Hardwick Native is New Town Manager

by Doug McClure
photo by Doug McClure | Hardwick’s new town manager David “Opie” Upson, Jr. started work on Monday. Upson is a Hardwick native.

HARDWICK – Hardwick has a new town manager. David Upson Jr., or “Opie” as he likes to be called, started work on Monday.

Upson has work experience particularly pertinent to the challenges Hardwick now faces. He is leaving a position as a Vermont State Trooper, experience that should help him support the Hardwick Police Department through the challenges it faces in recruiting (a nationwide issue) and budgeting (due to the loss of the contract with Greensboro). He also has experience with water and wastewater systems, another issue with which the town is wrestling.

One challenge Upson will not face is familiarity with Hardwick. He grew up in town and will be the first Hardwick native in the town manager position in fourteen years.

Upson graduated from Hazen Union in 1999. He carries memories with him of being a child in Hardwick, and a special love for its “very, very friendly people” which he described as one of the town’s biggest assets. Upson described Hardwick as a town “always transforming.” 

He noted that “I went to elementary school [here], went to high school here, and it’s was a great place to be, if you live here. A lot of people [have] Hardwick jokes, and I’ve defended Hardwick. Always, my response is, well where are you from?”

Speaking about the Yellow Barn, Upson brought up Jasper Hill and that he used to milk their cows after graduating college. Further back, he remembered when he was in fifth grade and Mer-Lu’s burned, particularly because of a very personal loss of his own that day.

“In the space of a couple of days, the Mer-Lu’s fire happened and I lost a friend who got hit by a car sliding into him [when] we had a day off from school, and he died. He got ran over, and a friend of ours went through the ice. So, I remember those, and I remember coming down after [the fire]. I was at a friend’s house. We heard the siren. The Hardwick Fire Department had a siren, you could always hear it from all over. 

“Of course, word gets out that [there was a fire], and we came down, and there was everything covered in ice because it was freezing cold, and the firefighters were all covered in ice.”

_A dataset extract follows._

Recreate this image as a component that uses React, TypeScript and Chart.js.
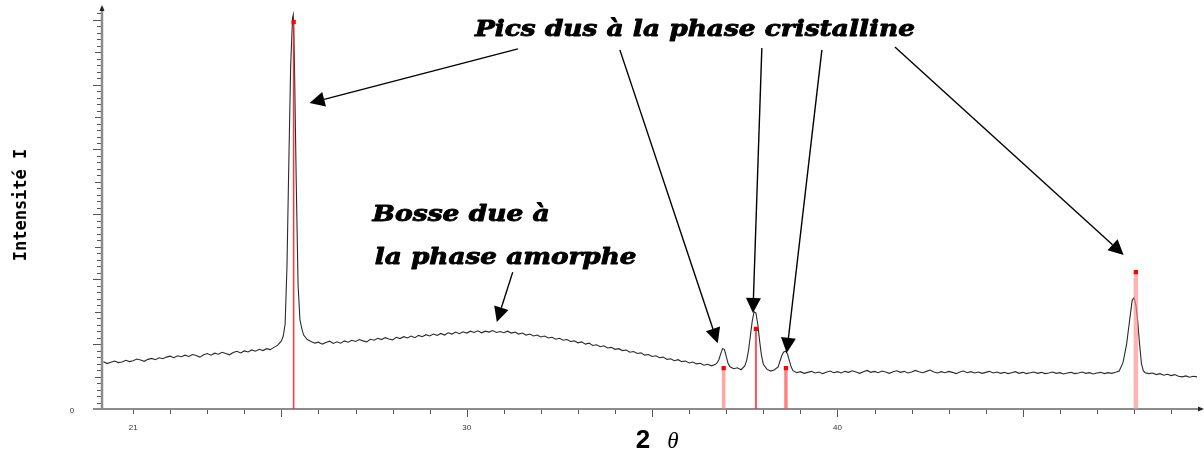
import { useEffect, useRef } from "react";
import { Chart, registerables } from "chart.js";

Chart.register(...registerables);

// ---- Data (2θ in degrees, intensity in arbitrary units) ----
const twoTheta = [
  20.2, 20.3, 20.4, 20.5, 20.6, 20.7, 20.8, 20.9,
  21.0, 21.1, 21.2, 21.3, 21.4, 21.5, 21.6, 21.7, 21.8, 21.9,
  22.0, 22.1, 22.2, 22.3, 22.4, 22.5, 22.6, 22.7, 22.8, 22.9,
  23.0, 23.1, 23.2, 23.3, 23.4, 23.5, 23.6, 23.7, 23.8, 23.9,
  24.0, 24.1, 24.2, 24.3, 24.4, 24.5, 24.6, 24.7, 24.8, 24.9,
  25.0, 25.05, 25.1, 25.15, 25.2, 25.25, 25.3, 25.32, 25.35, 25.4, 25.45, 25.5, 25.55, 25.6, 25.7, 25.8, 25.9,
  26.0, 26.1, 26.2, 26.3, 26.4, 26.5, 26.6, 26.7, 26.8, 26.9,
  27.0, 27.1, 27.2, 27.3, 27.4, 27.5, 27.6, 27.7, 27.8, 27.9,
  28.0, 28.1, 28.2, 28.3, 28.4, 28.5, 28.6, 28.7, 28.8, 28.9,
  29.0, 29.1, 29.2, 29.3, 29.4, 29.5, 29.6, 29.7, 29.8, 29.9,
  30.0, 30.1, 30.2, 30.3, 30.4, 30.5, 30.6, 30.7, 30.8, 30.9,
  31.0, 31.1, 31.2, 31.3, 31.4, 31.5, 31.6, 31.7, 31.8, 31.9,
  32.0, 32.1, 32.2, 32.3, 32.4, 32.5, 32.6, 32.7, 32.8, 32.9,
  33.0, 33.1, 33.2, 33.3, 33.4, 33.5, 33.6, 33.7, 33.8, 33.9,
  34.0, 34.1, 34.2, 34.3, 34.4, 34.5, 34.6, 34.7, 34.8, 34.9,
  35.0, 35.1, 35.2, 35.3, 35.4, 35.5, 35.6, 35.7, 35.8, 35.9,
  36.0, 36.1, 36.2, 36.3, 36.4, 36.5, 36.6, 36.7, 36.75, 36.8, 36.85, 36.9, 36.95,
  37.0, 37.05, 37.1, 37.2, 37.3, 37.4, 37.5, 37.55, 37.6, 37.65, 37.7, 37.75, 37.8, 37.85, 37.9, 37.95,
  38.0, 38.1, 38.2, 38.3, 38.4, 38.45, 38.5, 38.55, 38.6, 38.65, 38.7, 38.75, 38.8, 38.9,
  39.0, 39.1, 39.2, 39.3, 39.4, 39.5, 39.6, 39.7, 39.8, 39.9,
  40.0, 40.1, 40.2, 40.3, 40.4, 40.5, 40.6, 40.7, 40.8, 40.9,
  41.0, 41.1, 41.2, 41.3, 41.4, 41.5, 41.6, 41.7, 41.8, 41.9,
  42.0, 42.1, 42.2, 42.3, 42.4, 42.5, 42.6, 42.7, 42.8, 42.9,
  43.0, 43.1, 43.2, 43.3, 43.4, 43.5, 43.6, 43.7, 43.8, 43.9,
  44.0, 44.1, 44.2, 44.3, 44.4, 44.5, 44.6, 44.7, 44.8, 44.9,
  45.0, 45.1, 45.2, 45.3, 45.4, 45.5, 45.6, 45.7, 45.8, 45.9,
  46.0, 46.1, 46.2, 46.3, 46.4, 46.5, 46.6, 46.7, 46.8, 46.9,
  47.0, 47.1, 47.2, 47.3, 47.4, 47.5, 47.6, 47.7, 47.75, 47.8, 47.85, 47.9, 47.95,
  48.0, 48.05, 48.1, 48.15, 48.2, 48.25, 48.3, 48.4, 48.5, 48.6, 48.7, 48.8, 48.9,
  49.0, 49.1, 49.2, 49.3, 49.4, 49.5, 49.6, 49.7,
];

const intensity = [
  146, 140, 144, 148, 143, 145, 150, 146,
  149, 154, 151, 147, 153, 156, 152, 158, 155, 160,
  163, 158, 164, 161, 166, 162, 168, 165, 160, 167,
  171, 166, 172, 169, 175, 171, 167, 174, 178, 173,
  179, 176, 182, 178, 184, 180, 186, 183, 190, 197,
  210, 225, 262, 440, 760, 1060, 1205, 1215, 1076, 700, 380, 275, 248, 228, 214, 208, 203,
  206, 200, 205, 209, 202, 207, 203, 210, 206, 212,
  208, 214, 210, 207, 215, 212, 218, 214, 220, 216,
  213, 221, 217, 223, 219, 225, 220, 227, 223, 229,
  225, 231, 227, 233, 228, 235, 231, 237, 232, 238,
  234, 240, 236, 241, 235, 240, 237, 242, 236, 239,
  235, 240, 234, 237, 231, 234, 228, 231, 225, 228,
  222, 225, 219, 221, 215, 218, 212, 214, 208, 210,
  204, 207, 200, 203, 196, 198, 192, 195, 188, 190,
  184, 186, 180, 182, 175, 177, 171, 173, 166, 168,
  162, 164, 158, 160, 153, 155, 149, 152, 146, 148,
  142, 145, 139, 141, 135, 138, 133, 137, 142, 152, 170, 186, 184,
  162, 140, 130, 124, 127, 121, 133, 150, 180, 225, 270, 300, 296, 262, 210, 165,
  138, 122, 117, 121, 130, 148, 165, 176, 178, 170, 150, 130, 118, 112,
  115, 110, 113, 116, 111, 114, 109, 113, 117, 112,
  115, 111, 116, 113, 118, 114, 110, 115, 119, 113,
  116, 112, 117, 114, 110, 115, 118, 113, 116, 111,
  114, 119, 115, 112, 116, 120, 114, 111, 115, 112,
  116, 113, 109, 114, 117, 112, 115, 111, 114, 110,
  113, 116, 111, 114, 110, 113, 109, 112, 115, 110,
  113, 109, 112, 114, 110, 113, 109, 111, 114, 110,
  112, 108, 111, 113, 109, 111, 114, 110, 112, 108,
  111, 113, 109, 112, 110, 113, 117, 142, 170, 200, 245, 290, 335,
  343, 320, 270, 200, 140, 118, 112, 109, 111, 106, 109, 104, 107,
  103, 106, 101, 99, 102, 98, 101, 99,
];

// Reference (database) lines: positions and relative heights
const refPositions = [25.33, 36.93, 37.8, 38.61, 48.05];
const refHeights = [1193, 126, 247, 126, 422];

// Tick labels
const xTickLabels = [21, 30, 40];
const yTickLabels = [0];

// Annotations (data coordinates)
const arrowFrom = [
  [31.38, 1110],
  [34.13, 1107],
  [37.96, 1113],
  [39.58, 1107],
  [41.55, 1116],
  [31.24, 422],
];
const arrowTo = [
  [25.76, 943],
  [36.77, 203],
  [37.72, 296],
  [38.63, 173],
  [47.72, 475],
  [30.81, 268],
];
const noteTexts = ["Pics dus à la phase cristalline", "Bosse due à", "la phase amorphe"];
const noteStart = [[30.22, 1168], [27.46, 598], [27.52, 466]];
const noteEnd = [42.09, 32.24, 34.58];

// ---- Styles / ranges ----
const X_MIN = 20.16;
const X_MAX = 49.78;
const Y_MAX = 1230;
const refStyles = [
  { color: "rgba(255,30,30,0.9)", width: 1.5 },
  { color: "rgba(255,130,130,0.7)", width: 3.5 },
  { color: "rgba(255,50,50,0.85)", width: 2 },
  { color: "rgba(255,80,80,0.7)", width: 3.5 },
  { color: "rgba(255,140,140,0.65)", width: 4.5 },
];

const axesPlugin = {
  id: "xrdAxes",
  beforeDatasetsDraw(chart: any) {
    const { ctx, chartArea, scales } = chart;
    const xs = scales.x;
    const ys = scales.y;
    const x0 = xs.getPixelForValue(X_MIN);
    const y0 = ys.getPixelForValue(0);
    ctx.save();
    // y minor/major ticks
    ctx.strokeStyle = "#555";
    ctx.lineWidth = 1;
    for (let v = 0; v <= Y_MAX; v += 20) {
      const py = Math.round(ys.getPixelForValue(v)) + 0.5;
      const len = v % 200 === 0 ? 8 : v % 100 === 0 ? 6 : 4;
      ctx.beginPath();
      ctx.moveTo(x0 - 1, py);
      ctx.lineTo(x0 - 1 - len, py);
      ctx.stroke();
    }
    // x ticks
    for (let v = Math.ceil(X_MIN); v <= X_MAX; v += 1) {
      const px = Math.round(xs.getPixelForValue(v)) + 0.5;
      const len = v % 5 === 0 ? 7 : 4;
      ctx.beginPath();
      ctx.moveTo(px, y0 + 1);
      ctx.lineTo(px, y0 + 1 + len);
      ctx.stroke();
    }
    // axis lines
    ctx.strokeStyle = "#8c8c8c";
    ctx.lineWidth = 2.5;
    ctx.beginPath();
    ctx.moveTo(x0, y0);
    ctx.lineTo(x0, chartArea.top - 3);
    ctx.stroke();
    ctx.lineWidth = 2;
    ctx.beginPath();
    ctx.moveTo(x0 - 9, y0);
    ctx.lineTo(chartArea.right + 1, y0);
    ctx.stroke();
    // small arrow tips
    ctx.fillStyle = "#222";
    ctx.beginPath();
    ctx.moveTo(x0, chartArea.top - 5);
    ctx.lineTo(x0 - 2.5, chartArea.top + 1);
    ctx.lineTo(x0 + 2.5, chartArea.top + 1);
    ctx.closePath();
    ctx.fill();
    ctx.beginPath();
    ctx.moveTo(chartArea.right + 4, y0);
    ctx.lineTo(chartArea.right - 2, y0 - 2.5);
    ctx.lineTo(chartArea.right - 2, y0 + 2.5);
    ctx.closePath();
    ctx.fill();
    // tick labels
    ctx.fillStyle = "#333";
    ctx.font = '8px "Liberation Sans"';
    ctx.textAlign = "center";
    ctx.textBaseline = "middle";
    xTickLabels.forEach((v) => {
      ctx.fillText(String(v), xs.getPixelForValue(v), y0 + 19);
    });
    yTickLabels.forEach((v) => {
      ctx.fillText(String(v), x0 - 30, ys.getPixelForValue(v) + 2);
    });
    // axis titles
    ctx.fillStyle = "#000";
    ctx.save();
    ctx.translate(22, 205);
    ctx.rotate(-Math.PI / 2);
    ctx.font = 'bold 17px "DejaVu Sans Mono"';
    ctx.textAlign = "center";
    ctx.textBaseline = "middle";
    ctx.fillText("Intensité I", 0, 0);
    ctx.restore();
    ctx.textBaseline = "alphabetic";
    ctx.font = 'bold 26px "Liberation Sans"';
    ctx.fillText("2", 643, 448);
    ctx.font = 'italic 23px "Liberation Serif"';
    ctx.fillText("θ", 673, 448);
    ctx.restore();
  },
  afterDatasetsDraw(chart: any) {
    const { ctx, scales } = chart;
    const xs = scales.x;
    const ys = scales.y;
    ctx.save();
    ctx.strokeStyle = "#000";
    ctx.fillStyle = "#000";
    ctx.lineWidth = 1.4;
    arrowFrom.forEach((f, i) => {
      const t = arrowTo[i];
      const ax = xs.getPixelForValue(f[0]);
      const ay = ys.getPixelForValue(f[1]);
      const bx = xs.getPixelForValue(t[0]);
      const by = ys.getPixelForValue(t[1]);
      const dx = bx - ax;
      const dy = by - ay;
      const d = Math.hypot(dx, dy);
      const ux = dx / d;
      const uy = dy / d;
      const head = 15;
      const half = 7.5;
      const hx = bx - ux * head;
      const hy = by - uy * head;
      ctx.beginPath();
      ctx.moveTo(ax, ay);
      ctx.lineTo(hx, hy);
      ctx.stroke();
      ctx.beginPath();
      ctx.moveTo(bx, by);
      ctx.lineTo(hx - uy * half, hy + ux * half);
      ctx.lineTo(hx + uy * half, hy - ux * half);
      ctx.closePath();
      ctx.fill();
    });
    ctx.font = 'bold italic 22px "DejaVu Serif"';
    ctx.textBaseline = "middle";
    ctx.textAlign = "left";
    ctx.lineWidth = 0.9;
    ctx.lineJoin = "round";
    noteTexts.forEach((txt, i) => {
      const px0 = xs.getPixelForValue(noteStart[i][0]);
      const py = ys.getPixelForValue(noteStart[i][1]);
      const px1 = xs.getPixelForValue(noteEnd[i]);
      const w = ctx.measureText(txt).width;
      ctx.save();
      ctx.translate(px0, py);
      ctx.scale((px1 - px0) / w, 1);
      ctx.fillText(txt, 0, 0);
      ctx.strokeText(txt, 0, 0);
      ctx.restore();
    });
    ctx.restore();
  },
};

export default function App() {
  const ref = useRef<HTMLCanvasElement | null>(null);
  useEffect(() => {
    if (!ref.current) return;
    const datasets: any[] = [
      {
        label: "Diffractogramme",
        data: twoTheta.map((x, i) => ({ x, y: intensity[i] })),
        borderColor: "#2a2a2a",
        borderWidth: 1.1,
        pointRadius: 0,
        tension: 0,
        order: 2,
      },
      ...refPositions.map((p, i) => ({
        label: "Ref " + p,
        data: [
          { x: p, y: 0 },
          { x: p, y: refHeights[i] },
        ],
        borderColor: refStyles[i].color,
        borderWidth: refStyles[i].width,
        pointRadius: [0, 3],
        pointStyle: "rect",
        pointBackgroundColor: "#ff0000",
        pointBorderWidth: 0,
        order: 1,
      })),
    ];
    const chart = new Chart(ref.current, {
      type: "line",
      data: { datasets },
      options: {
        animation: false,
        responsive: false,
        devicePixelRatio: 1,
        layout: { padding: { left: 102, right: 4, top: 10, bottom: 41 } },
        scales: {
          x: { type: "linear", min: X_MIN, max: X_MAX, display: false },
          y: { type: "linear", min: 0, max: Y_MAX, display: false },
        },
        plugins: { legend: { display: false }, tooltip: { enabled: false } },
      },
      plugins: [axesPlugin],
    } as any);
    return () => chart.destroy();
  }, []);
  return (
    <div style={{ position: "absolute", left: 0, top: 0, width: 1204, height: 450, background: "#fff" }}>
      <canvas ref={ref} width={1204} height={450} />
    </div>
  );
}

Upson said that, and the loss of his mother at a young age, taught him about dealing with loss and that proved very important to his work as a state trooper.

“I’ve helped others deal with loss. I was on the scuba team with the state police, and it was always important when we did a recovery that we take a moment to meet with the family, if they wanted to, and just give them condolences. Recovering their loved ones, it felt good to be able to do that for them, because it’s a tragic event when somebody drowns, and that was an important piece of being on the team.”

He described his work in the state police as “community oriented” and “very rewarding.” Upson’s patrol covered the Northeast Kingdom.

He said that “the police are a very important part of a community” and said some of the burden placed on police is fallout from things such as the housing crisis and unaffordability. 

“We need to address that, we need to figure out a way for everybody to have a warm place to live, a safe place to live, and be fed. If you can do that as a society, as a community, then some of those problems you see, drug addiction, assaults, retail thefts, those things go away because people are satisfied. You lessen the need for so much enforcement.”

Before working for the state police, Upson worked for a wastewater operations company after college. His first majors were from Southern Vermont University in Bennington for environmental studies and criminal justice, but that proved expensive and too far away from home for his liking, so he returned to Hardwick and then went to Johnson State for environmental science.

His role in the wastewater contractor was as a project manager. 

“We got town contracts to run their water and wastewater systems, the facilities, not really collection and distribution, just the facility.”

He worked with Barton on a major wastewater upgrade, and “helped out with operations at a couple of other ones, daily testing, stuff like that. I obtained licenses to run those plants.” 

Upson said of Hardwick’s in-process wastewater treatment plant upgrades that “a lot [of residents] don’t see it. It’s not a freshly paved road, or a shiny stop sign, but the wastewater plant is an aging facility and those cost a lot of money. We’ve got to be able to grow and have our infrastructure support our growth.”

He said he wants to re-engage with his community. 

“[As a trooper] I spend all day running around the back roads and streets of all the other towns. I’ve kind of missed out on what’s happening [in Hardwick] and I want to get back into the Hardwick scene. I have three children, and I’m raising my kids here. It’s time to focus on my community, to try to help my community with what I’ve learned in my life. I feel like the things I’ve done until now have prepared me to be an effective town manager. There’s definitely things that I still need to learn. I just want to bring people together for the greater good of Hardwick. There’s a lot of people here that are just proud to be a part of this community and part of Hardwick. There’s [some from] generations [of families] that have lived here, and there’s people that have moved here and grabbed hold of the idea of community and ran with it.

“There’s a lot here and we need to exploit it a little bit and get people to come here and spend money here. Our downtown is really great. I remember when there were empty storefronts.”

Upson said he welcomes residents’ input.

“I encourage people to reach out. My door is always open for a minute to talk to me and give me your ideas.”